An insider tells FOX411 that Jackson had strong incentive to ensure he fulfilled his commitments to AEG, as he agreed to do the “This Is It” tour “out of sheer desperation” for fresh funds. Jackson knew if he didn’t fulfill his contractual obligations, he would be forced to pay back the $30 million in advance money and possibly forfeit his share of his prized Beatles catalogue, the source said.
Speculation over just how able he was to take the stage first surfaced in March 2009, with some speculating he was so far from ready, a body double was needed in his place.
About three months before his death, several spectators and critics started to question whether the jittery figure donning aviator shades and a sparkly jacket while appearing before the masses at the massive tour announcement press conference inside London’s O2 Arena was Jackson, or an impersonator.
“It just didn’t seem to be Michael. He was very thin, yet this ‘Michael’ was stronger, had a bigger head and always wore a wig. This London version of Michael also had much bigger hands,” a source connected to the Jackson family said, based on her personal knowledge of the entertainer.
Similar questions over Jackson’s health and real identity raced across the Internet, with many also suggesting that the awkward, almost macho stride of Jackson heading into the arena was a far cry from his normally soft-footed walk, and that even his chin looked off.
“In my opinion, the man in the clip isn’t Michael Jackson; it’s a man posing as Michael Jackson. The (apparent) body double’s walk is cockier and had more bounce than MJ’s typical stride,” explained Bianca Cobb, a senior instructor at the Body Language Institute. “Michael had a less confident walk with smaller strides and less pep. He also tended to walk with his head down, and deflected attention. The seemingly double spoke more confidently by projecting his voice more and was also a bit deeper. Michael tended to have a softer and lower tone of voice which didn’t project across the room.”
Cobb also pointed out that Jackson had straighter teeth than what was evident during the conference, and the alleged double’s chin – although containing a cleft – was overall more tapered, and that Michael’s upper lip didn’t elevate as much as the alleged double’s upper lip at full smile.
“The apparent double’s smile had a lift on the side which is the commisures,” she told us. (The commisures is where the upper and lower lip meet.) “MJ’s smile was flatter than the (person at the conference) as their smile was more arched.”
Another source, who worked closely with the star across his career, wasn’t convinced it was him, but wasn’t convinced it wasn’t him either.
“There are inflections in his voice that sound true to me. His lower voice I have not heard and yet, within them, I recognize his voice. But this is not an easy call,” the insider said. “The walk is something I have never experienced. His lower voice I have not heard yet, so these things make me wonder.”

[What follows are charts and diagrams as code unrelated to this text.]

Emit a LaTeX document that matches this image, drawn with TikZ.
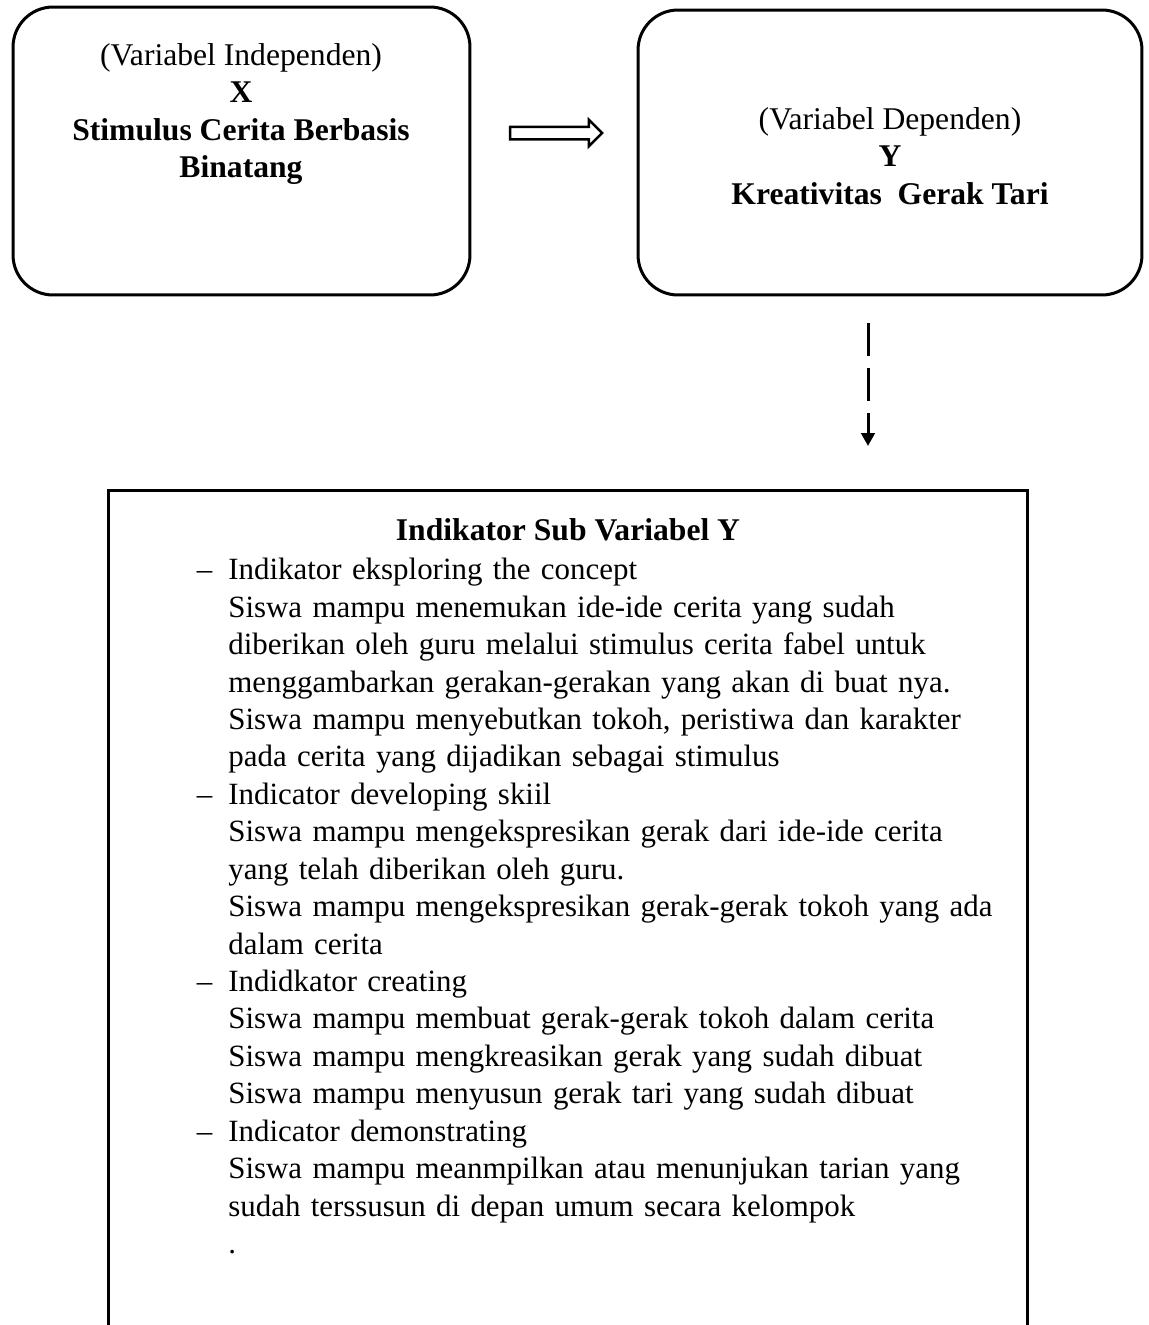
\documentclass[tikz,border=0pt]{standalone}
\usepackage{fontspec}
\setmainfont{Liberation Serif}
\usetikzlibrary{shapes.arrows,arrows.meta}

\newcommand{\itemdash}{\leavevmode\llap{--\hspace{0.32cm}}}

\tikzset{
  varbox/.style={draw, line width=0.06cm, rounded corners=0.8cm},
  txt/.style={font=\fontsize{18}{21.3}\selectfont, inner sep=0pt},
}

\begin{document}
\begin{tikzpicture}[x=0.02cm, y=-0.02cm]
        \useasboundingbox (0,0) rectangle (1149,1325);

        \node[varbox, minimum width=9.14cm, minimum height=5.76cm] (1) at (241.5,151) {};
        \node[varbox, minimum width=10.08cm, minimum height=5.7cm] (2) at (890,152.5) {};
        \node[draw, line width=0.06cm, minimum width=18.4cm, minimum height=17.2cm] (4) at (568,920) {};

        \node[txt, align=center, anchor=north] (1t) at (241,43)
          {(Variabel Independen)\\ \textbf{X}\\ \textbf{Stimulus Cerita Berbasis}\\ \textbf{Binatang}};
        \node[txt, align=center, anchor=north] (2t) at (890,107)
          {(Variabel Dependen)\\ \textbf{Y}\\ \textbf{Kreativitas\ \ Gerak Tari}};

        \node[single arrow, draw, line width=0.05cm, inner sep=0.1cm, minimum height=1.84cm,
              single arrow head extend=0.14cm] (3) at (553,133) {};

        \coordinate (5) at (868,323);
        \coordinate (6) at (868,446);
        \draw[line width=0.06cm, dash pattern=on 0.66cm off 0.24cm, -{Triangle[length=0.26cm,width=0.27cm]}] (5) -- (6);

        \node[txt, anchor=base] (4t) at (568,540) {\textbf{Indikator Sub Variabel Y}};
        \node[txt, font=\fontsize{17.6}{21.3}\selectfont, align=left, anchor=north west, text width=16cm] (4l) at (228,558)
          {\itemdash Indikator eksploring the concept\\
           Siswa mampu menemukan ide-ide cerita yang sudah\\
           diberikan oleh guru melalui stimulus cerita fabel untuk\\
           menggambarkan gerakan-gerakan yang akan di buat nya.\\
           Siswa mampu menyebutkan tokoh, peristiwa dan karakter\\
           pada cerita yang dijadikan sebagai stimulus\\
           \itemdash Indicator developing skiil\\
           Siswa mampu mengekspresikan gerak dari ide-ide cerita\\
           yang telah diberikan oleh guru.\\
           Siswa mampu mengekspresikan gerak-gerak tokoh yang ada\\
           dalam cerita\\
           \itemdash Indidkator creating\\
           Siswa mampu membuat gerak-gerak tokoh dalam cerita\\
           Siswa mampu mengkreasikan gerak yang sudah dibuat\\
           Siswa mampu menyusun gerak tari yang sudah dibuat\\
           \itemdash Indicator demonstrating\\
           Siswa mampu meanmpilkan atau menunjukan tarian yang\\
           sudah terssusun di depan umum secara kelompok\\
           .};
      \end{tikzpicture}
\end{document}
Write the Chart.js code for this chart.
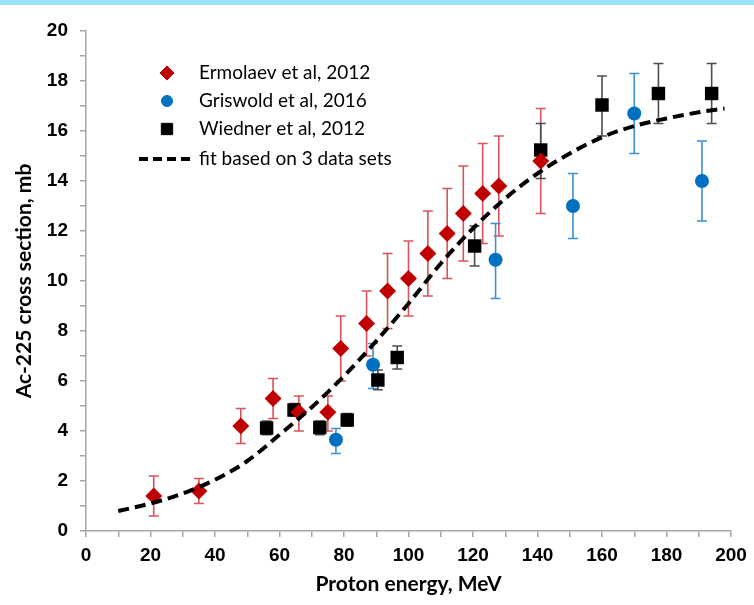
<!DOCTYPE html>
<html>
<head>
<meta charset="utf-8">
<script src="https://cdn.jsdelivr.net/npm/chart.js@4"></script>
<style>
  html, body { margin: 0; padding: 0; background: #fff; }
  canvas { display: block; }
</style>
</head>
<body>
<canvas id="chart_canvas" width="754" height="605"></canvas>
<script>
// ----- Data (x = proton energy MeV, y = cross section mb)
var ermolaev_x    = [21, 35, 48, 58, 66, 75, 79, 87, 93.5, 100, 106, 112, 117, 123, 128, 141];
var ermolaev_y    = [1.4, 1.6, 4.2, 5.3, 4.75, 4.75, 7.3, 8.3, 9.6, 10.1, 11.1, 11.9, 12.7, 13.5, 13.8, 14.8];
var ermolaev_low  = [0.6, 1.1, 3.5, 4.5, 4.0, 4.0, 6.0, 7.0, 8.1, 8.6, 9.4, 10.1, 10.8, 11.5, 11.8, 12.7];
var ermolaev_high = [2.2, 2.1, 4.9, 6.1, 5.4, 5.4, 8.6, 9.6, 11.1, 11.6, 12.8, 13.7, 14.6, 15.5, 15.8, 16.9];

var griswold_x    = [77.5, 89, 127, 151, 170, 191];
var griswold_y    = [3.65, 6.65, 10.85, 13.0, 16.7, 14.0];
var griswold_low  = [3.1, 5.7, 9.3, 11.7, 15.1, 12.4];
var griswold_high = [4.1, 7.5, 12.3, 14.3, 18.3, 15.6];

var wiedner_x    = [56, 64.5, 72.5, 81, 90.5, 96.5, 120.5, 141, 160, 177.5, 194];
var wiedner_y    = [4.12, 4.84, 4.14, 4.44, 6.04, 6.94, 11.4, 15.24, 17.04, 17.5, 17.5];
var wiedner_low  = [3.85, 4.6, 3.85, 4.2, 5.65, 6.48, 10.6, 14.1, 15.8, 16.3, 16.3];
var wiedner_high = [4.4, 5.1, 4.4, 4.7, 6.44, 7.4, 12.2, 16.3, 18.2, 18.7, 18.7];

var fit_x = [10, 20, 30, 40, 50, 60, 70, 80, 90, 100, 110, 120, 130, 140, 150, 160, 170, 180, 190, 198];
var fit_y = [0.8, 1.1, 1.5, 2.05, 2.8, 3.85, 4.95, 6.2, 7.6, 9.1, 10.7, 12.1, 13.3, 14.3, 15.1, 15.75, 16.2, 16.5, 16.75, 16.9];

var legend_labels = ['Ermolaev et al, 2012', 'Griswold et al, 2016', 'Wiedner et al, 2012', 'fit based on 3 data sets'];

function to_points(xs, ys) {
    return xs.map(function (x, i) { return { x: x, y: ys[i] }; });
}

var axis_grey = '#a6a6a6';
var tick_font = { family: 'Liberation Sans', weight: 'bold', size: 19 };
var title_font = { family: 'Lato', weight: 'bold', size: 21 };

// Error bars, drawn before the markers so the markers sit on top
var error_bars_plugin = {
    id: 'error_bars',
    beforeDatasetsDraw: function (chart) {
        var ctx = chart.ctx;
        var xs = chart.scales.x, ys = chart.scales.y;
        chart.data.datasets.forEach(function (ds) {
            if (!ds.err_low) return;
            ctx.save();
            ctx.strokeStyle = ds.err_color;
            ctx.lineWidth = 1.6;
            ds.data.forEach(function (p, i) {
                var px = xs.getPixelForValue(p.x);
                var top = ys.getPixelForValue(ds.err_high[i]);
                var bot = ys.getPixelForValue(ds.err_low[i]);
                ctx.beginPath();
                ctx.moveTo(px, top); ctx.lineTo(px, bot);
                ctx.moveTo(px - 5, top); ctx.lineTo(px + 5, top);
                ctx.moveTo(px - 5, bot); ctx.lineTo(px + 5, bot);
                ctx.stroke();
            });
            ctx.restore();
        });
    }
};

// Legend inside the plot area, top left, plus the thin blue band at the top of the page
var legend_plugin = {
    id: 'inner_legend',
    beforeDraw: function (chart) {
        var ctx = chart.ctx;
        ctx.save();
        ctx.fillStyle = '#ffffff';
        ctx.fillRect(0, 0, chart.width, chart.height);
        ctx.fillStyle = '#9de4fd';
        ctx.fillRect(0, 0, chart.width, 5);
        ctx.restore();
    },
    afterDraw: function (chart) {
        var ctx = chart.ctx;
        var rows = [73, 101, 129, 159];
        var sets = chart.data.datasets;
        ctx.save();
        ctx.font = '19px Lato';
        ctx.textBaseline = 'middle';
        ctx.fillStyle = '#000';
        // marker rows
        [1, 2, 3].forEach(function (k, i) {
            var ds = sets[k];
            ctx.fillStyle = ds.backgroundColor;
            ctx.strokeStyle = ds.backgroundColor;
            ctx.lineWidth = 1;
            Chart.helpers.drawPoint(ctx, { pointStyle: ds.pointStyle, radius: ds.pointRadius - 1.5, borderWidth: 1, rotation: 0 }, 167, rows[i]);
            ctx.fillStyle = '#000';
            ctx.fillText(legend_labels[i], 199, rows[i]);
        });
        // dashed fit row
        ctx.beginPath();
        ctx.setLineDash([9, 5]);
        ctx.lineWidth = 4;
        ctx.strokeStyle = '#000';
        ctx.moveTo(139, rows[3]); ctx.lineTo(193, rows[3]);
        ctx.stroke();
        ctx.setLineDash([]);
        ctx.fillText(legend_labels[3], 199, rows[3]);
        ctx.restore();
    }
};

var context = document.getElementById('chart_canvas').getContext('2d');

var scatter_chart = new Chart(context, {
    type: 'scatter',
    data: {
        datasets: [{
            label: legend_labels[3],
            data: to_points(fit_x, fit_y),
            showLine: true,
            borderColor: '#000000',
            borderWidth: 4,
            borderDash: [11, 6],
            cubicInterpolationMode: 'monotone',
            pointRadius: 0,
            order: 0
        }, {
            label: legend_labels[0],
            data: to_points(ermolaev_x, ermolaev_y),
            pointStyle: 'rectRot',
            pointRadius: 8.5,
            backgroundColor: '#c00000',
            borderColor: '#c00000',
            borderWidth: 0,
            err_low: ermolaev_low,
            err_high: ermolaev_high,
            err_color: '#d9535a',
            order: 1
        }, {
            label: legend_labels[1],
            data: to_points(griswold_x, griswold_y),
            pointStyle: 'circle',
            pointRadius: 7,
            backgroundColor: '#0070c0',
            borderColor: '#0070c0',
            borderWidth: 0,
            err_low: griswold_low,
            err_high: griswold_high,
            err_color: '#3d8fd3',
            order: 2
        }, {
            label: legend_labels[2],
            data: to_points(wiedner_x, wiedner_y),
            pointStyle: 'rect',
            pointRadius: 9.5,
            backgroundColor: '#000000',
            borderColor: '#000000',
            borderWidth: 0,
            err_low: wiedner_low,
            err_high: wiedner_high,
            err_color: '#4d4d4d',
            order: 3
        }]
    },
    options: {
        responsive: false,
        animation: false,
        layout: { padding: { left: 0, right: 23, top: 31, bottom: 0 } },
        plugins: {
            legend: { display: false },
            tooltip: { enabled: false }
        },
        scales: {
            x: {
                type: 'linear',
                min: 0,
                max: 200,
                afterFit: function (scale) { scale.height = 74; },
                ticks: {
                    stepSize: 10,
                    autoSkip: false,
                    maxRotation: 0,
                    padding: 7,
                    color: '#000',
                    font: tick_font,
                    callback: function (v) { return v % 20 === 0 ? v : ''; }
                },
                grid: { drawOnChartArea: false, color: axis_grey, tickLength: 6, lineWidth: 1.5 },
                border: { color: axis_grey, width: 1.5 },
                title: { display: true, text: 'Proton energy, MeV', color: '#000', font: title_font, padding: { top: 4, bottom: 8 } }
            },
            y: {
                min: 0,
                max: 20,
                afterFit: function (scale) { scale.width = 86; },
                ticks: {
                    stepSize: 1,
                    autoSkip: false,
                    padding: 12,
                    color: '#000',
                    font: tick_font,
                    callback: function (v) { return v % 2 === 0 ? v : ''; }
                },
                grid: { drawOnChartArea: false, color: axis_grey, tickLength: 6, lineWidth: 1.5 },
                border: { color: axis_grey, width: 1.5 },
                title: { display: true, text: 'Ac-225 cross section, mb', color: '#000', font: title_font, padding: { top: 12, bottom: 0 } }
            }
        }
    },
    plugins: [error_bars_plugin, legend_plugin]
});
</script>
</body>
</html>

Officials at the arena, as well as the Jackson camp, vehemently denied that it was anybody but the real deal at that conference, and another source close to Jackson assured us it was him. Well, at least him on something.

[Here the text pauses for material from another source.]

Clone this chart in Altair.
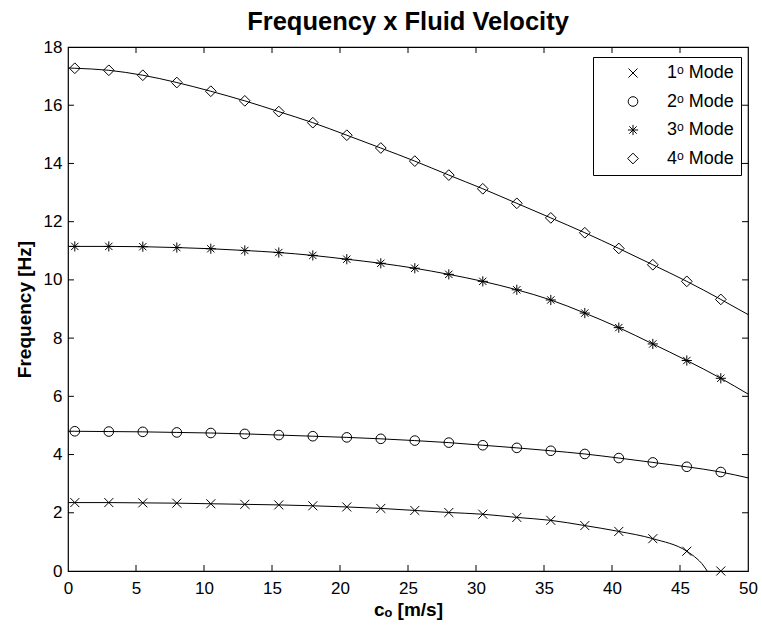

“There is no question it was Michael. The gangster walk was really him. The problem is that he was heavily intoxicated during this press conference, which ironically, is one of the things I believe will be an exhibit during this trial,” said the insider. “He was drinking heavily and extremely high on at least a couple of substances. Even when Joseph (Jackson, father) saw the press conference he became concerned. In fact, that was about the same time Michael began calling his dad again seeking ‘protection.”
And by “protection” we’re told Michael kept saying that people were “after him” and his catalogue he was paranoid that everyone he came in contact with was trying to kill him.
And these aren't the only body double allegations potentially slated to be raised during the trial. Just four months after Jackson’s passing, the rumors resurfaced when Columbia Pictures released the “This Is It” documentary, chronicling the King of Pop’s rehearsals for the sold-out “This is It” tour, which was scheduled to begin just a few weeks after he died. Many speculated that Jackson doubles – a dime in a dozen in Hollywood – were used to fill gaps in the film. Such claims were only perpetuated after Joe Jackson declared that it was “mostly body doubles.” However, the film’s distributor was quick to shoot down the widespread accusations.
“This story is pure garbage and there are no body doubles… Every time they see the King of Pop they will know that every frame is unquestionably and undeniably Michael as he rehearses and prepares for the London concerts that were to have begun this past summer,” stated Steve Elzer, Senior Vice President of Media Relations at Sony Pictures, at the time.
Others close to the star aren’t quite so confident.
“The doubles or stand-ins were used in rehearsal footage we saw in ‘This is It,’” argued a Jackson insider. “Look specifically at the performances of ‘Human Nature’ and ‘Thriller’ in the film, there are others too... The lips are off with the words and the real person doing the dancing requires much too much effort. MJ was effort-less and this stand in was obviously good, but not MJ good by any stretch.”
And don’t expect either side to play nice in this intense trial, which comes almost four years after Jackson’s death.
“AEG is coming in with guns blazing. They are intent on bringing up everything including the child molestation, and will attempt to embarrass Michael and the Jackson family,” added our source.
Lawyers for AEG and the Jackson family did not respond to a request for comment.